Besides that film and a few other flirtations with studio work, Alan Rudolph has made a 30-year career out of odd, personal independent films, including Choose Me (1984), Trouble in Mind (1985), The Moderns (1988), Mrs. Parker and the Vicious Circle (1994) and Afterglow (1997), which earned Julie Christie an Oscar nomination.

Even so, Rudolph is still very often identified with his mentor Robert Altman, with whom he earned his wings working as an assistant director. Altman continues to produce Rudolph's work from time to time, and Rudolph appears during the famous opening scene of Altman's The Player.

Yet, the two artists have very different styles. "I'm just proud to be mentioned in the same breath with him," Rudolph says.

Rudolph's new movie, The Secret Lives of Dentists is another decidedly un-Altman-like film, depicting the story of David and Dana Hurst (Campbell Scott and Hope Davis), a husband and wife team that works together as dentists. They also have three little girls at home.

One night David discovers that Dana may be having an affair -- just before the five family members subsequently start coming down with a violent 24-hour flu.

Denis Leary co-stars as the film's strangest character, a disgruntled dental patient who begins appearing to David as a kind of ghost, dispensing manly advice.

With nothing to hide, the film dives unabashedly into the thick of a seriously upset marriage with all the emotional strings attached. "Campbell and Hope have known each other for years, which is why those looks have such meaning," Rudolph says.

"Campbell deserves a lot of credit," Rudolph says. "I think he's in the front ranks of American actors. But he wants the back seat.

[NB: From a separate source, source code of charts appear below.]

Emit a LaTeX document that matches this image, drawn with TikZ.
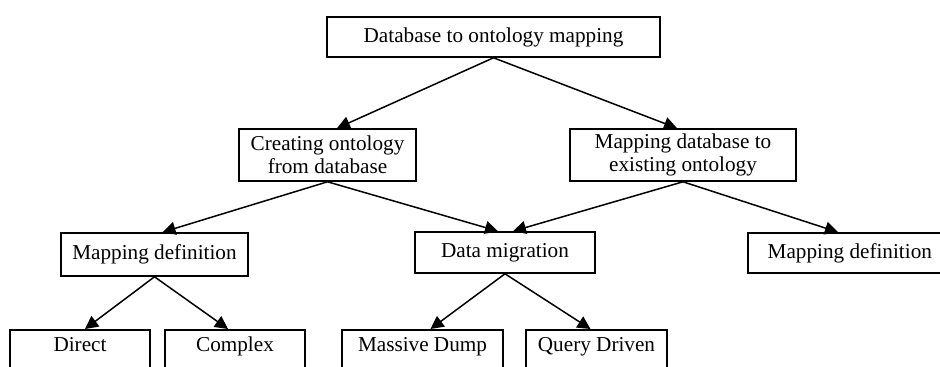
\documentclass[tikz,border=0pt]{standalone}
\usepackage{fontspec}
\setmainfont{Liberation Serif}
\usetikzlibrary{arrows.meta, positioning}

\begin{document}
\begin{tikzpicture}[
        x=0.5pt, y=-0.5pt,
        box/.style={draw, line width=0.8pt, inner sep=0pt, align=center,
            font=\fontsize{10.6pt}{11.5pt}\selectfont},
        leaf/.style={box, anchor=north, text height=11pt, text depth=16pt},
        rel/.style={-{Triangle[length=6.5pt, width=6.5pt]}, line width=0.75pt}
    ]
        \useasboundingbox (0,0) rectangle (940,367);

        \node[box, minimum width=166.5pt, minimum height=20pt] (root) at (493.5,37) {Database to ontology mapping};
        \node[box, minimum width=88.5pt, minimum height=26pt] (create) at (327.5,155) {Creating ontology\\from database};
        \node[box, minimum width=113pt, minimum height=26pt] (mapdb) at (683,155) {Mapping database to\\existing ontology};
        \node[box, minimum width=93.5pt, minimum height=21.5pt] (defleft) at (154.5,254.5) {Mapping definition};
        \node[box, minimum width=90pt, minimum height=20.5pt] (migr) at (505,252.5) {Data migration};
        \node[box, anchor=west, minimum width=102pt, minimum height=20pt] (defright) at (747,253) {Mapping definition};

        \node[leaf, minimum width=70pt] (direct) at (80,329) {Direct};
        \node[leaf, minimum width=70pt] (complex) at (235,329) {Complex};
        \node[leaf, minimum width=80.5pt] (dump) at (422.5,329) {Massive Dump};
        \node[leaf, minimum width=70.5pt] (query) at (596.5,329) {Query Driven};

        \draw[rel] (root.south) -- ([xshift=4.75pt]create.north);
        \draw[rel] (root.south) -- ([xshift=-3pt]mapdb.north);
        \draw[rel] (create.south) -- ([xshift=4pt]defleft.north);
        \draw[rel] (create.south) -- ([xshift=-3.5pt]migr.north);
        \draw[rel] (mapdb.south) -- ([xshift=4pt]migr.north);
        \draw[rel] (mapdb.south) -- ([xshift=45.5pt]defright.north west);
        \draw[rel] (defleft.south) -- ([xshift=2.5pt]direct.north);
        \draw[rel] (defleft.south) -- ([xshift=-3.5pt]complex.north);
        \draw[rel] (migr.south) -- ([xshift=4pt]dump.north);
        \draw[rel] (migr.south) -- ([xshift=-3pt]query.north);
    \end{tikzpicture}
\end{document}
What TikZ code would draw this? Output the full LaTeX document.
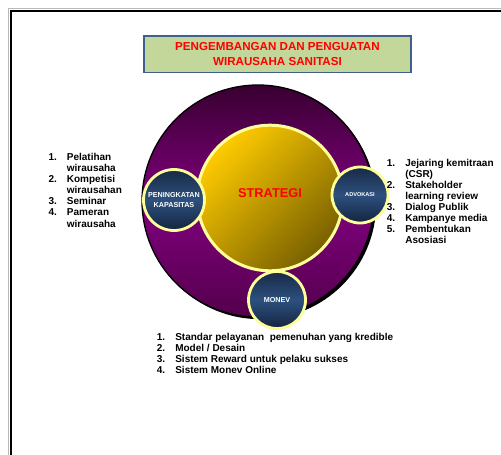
\documentclass[tikz,border=0pt]{standalone}
\usepackage{fontspec}
\setmainfont{Liberation Sans}
\usetikzlibrary{positioning}
%
\definecolor{boxgreen}{RGB}{196,215,155}
\definecolor{boxblue}{RGB}{63,95,143}
\definecolor{rimyellow}{RGB}{255,255,153}
\definecolor{plumdark}{RGB}{56,0,48}
\definecolor{plum}{RGB}{128,0,126}
\definecolor{plumlow}{RGB}{84,0,76}
\definecolor{goldlight}{RGB}{255,204,0}
\definecolor{golddark}{RGB}{120,96,0}
\definecolor{navytop}{RGB}{24,42,70}
\definecolor{navymid}{RGB}{45,80,126}
\definecolor{navylow}{RGB}{20,36,62}
%
\newcommand{\listfont}{\fontsize{10}{11.05}\selectfont\bfseries}
\tikzset{
  hub/.style={circle, draw=rimyellow, line width=2.8pt, inner sep=0pt,
    top color=navytop, bottom color=navylow, middle color=navymid,
    text=white, align=center},
  items/.style={inner sep=0pt, anchor=base west, font=\listfont},
}
\begin{document}
\begin{tikzpicture}[x=1pt,y=-1pt]
      \useasboundingbox (0,0) rectangle (501,455);
%
      % page frame
      \draw[gray!55, line width=0.8pt] (8.6,455) -- (8.6,8.6) -- (501,8.6);
      \draw[line width=2pt] (10.5,455) -- (10.5,10.5) -- (501,10.5);
%
      \node[draw=boxblue, line width=1.8pt, fill=boxgreen, minimum width=266.5pt,
        minimum height=36.5pt, text=red, align=center,
        font=\fontsize{11.6}{15.6}\selectfont\bfseries] (title) at (277.5,54.2)
        {PENGEMBANGAN DAN PENGUATAN\\WIRAUSAHA SANITASI};
%
      \coordinate (O) at (258,201);%%
      \coordinate (C) at (270,198);%%
%
      % outer ring with its shadow
      \fill (O) ++(2.2,2.2) circle (116pt);
      \shade[top color=plumdark, bottom color=plumlow, middle color=plum] (O) circle (116pt);
      \draw[line width=1.3pt] (O) circle (116pt);
%
      \node[circle, minimum size=145.6pt, draw=rimyellow, line width=3pt,
        top color=goldlight, bottom color=golddark, shading angle=45] (core) at (C) {};
      \node[text=red, font=\fontsize{12.8}{14}\selectfont\bfseries] (strat)
        at ([yshift=4.5pt]core.center) {STRATEGI};
%
      \node[hub, minimum size=61pt, font=\fontsize{7.2}{9.6}\selectfont\bfseries] (kap) at (174,200) {PENINGKATAN\\KAPASITAS};
      \node[hub, minimum size=56pt, font=\fontsize{5.6}{7}\selectfont\bfseries] (adv) at (360,195) {ADVOKASI};
      \node[hub, minimum size=57pt, font=\fontsize{7.2}{9}\selectfont\bfseries] (monev) at (277,300) {MONEV};
%
      \node[items] (kaplist) at (48.3,160.7) {\begin{tabular}[t]{@{}p{18.4pt}@{}l@{}}
        1. & Pelatihan\\ & wirausaha\\
        2. & Kompetisi\\ & wirausahan\\
        3. & Seminar\\
        4. & Pameran\\ & wirausaha
      \end{tabular}};
      \node[items] (advlist) at (386.7,166.3) {\begin{tabular}[t]{@{}p{18.4pt}@{}l@{}}
        1. & Jejaring kemitraan\\ & (CSR)\\
        2. & Stakeholder\\ & learning review\\
        3. & Dialog Publik\\
        4. & Kampanye media\\
        5. & Pembentukan\\ & Asosiasi
      \end{tabular}};
      \node[items] (monevlist) at (156.7,340) {\begin{tabular}[t]{@{}p{18.4pt}@{}l@{}}
        1. & Standar pelayanan\ \ pemenuhan yang kredible\\
        2. & Model / Desain\\
        3. & Sistem Reward untuk pelaku sukses\\
        4. & Sistem Monev Online
      \end{tabular}};
   \end{tikzpicture}
\end{document}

If the spotlight gets too bright, he turns it off and runs away."

"I find that with some of the best actors," he says, referring to both Scott and Davis, "the difference between them and stars is that they just refuse to play the game."

Rudolph himself also refuses to play the game, which is why he describes each and every one of his films as an "uphill battle."

"That's one of the real drawbacks of trying to make films today," he says. "The audience is so preconditioned; if you went out on the street and talked to kids, they would say, 'I have to see this film because it's number one.' People used to go to films to learn things. At least I did."

The director explains that his own personal film school consisted of going to movies to watch Bergman, Fellini and Truffaut, learning new and different ways to tell stories -- and most important of all, truthfulness.

"There isn't a cop in America today that didn't learn how to be a cop from watching movies," Rudolph says. "People go to movies to learn how to fall in love or to be a lawyer. Which would be fine if films were more honest about it."

Rudolph describes talking to an audience member following the San Francisco festival screening of Dentists. The viewer thought the film was unusual because it was so real -- which the director says is a shame.

"I'm humbled by film," he says. "By the potential of it, the power of it. There's nothing like it. It allows you to sit in the dark, and you have no stake in it. It's not you. And yet you can connect your most private place to some complete stranger's in a piece of fiction. And feel as if you've experienced it. Or touched something. And that's pretty powerful stuff."

The Secret Lives of Dentists may come from a place of pain, but Rudolph is convinced that a proper audience will find humor in it as well. Certainly it contains a heavy dose of truth, which everyone will be able to connect with. "That's one thing we all have in common," he says, "a secret life and the dentist."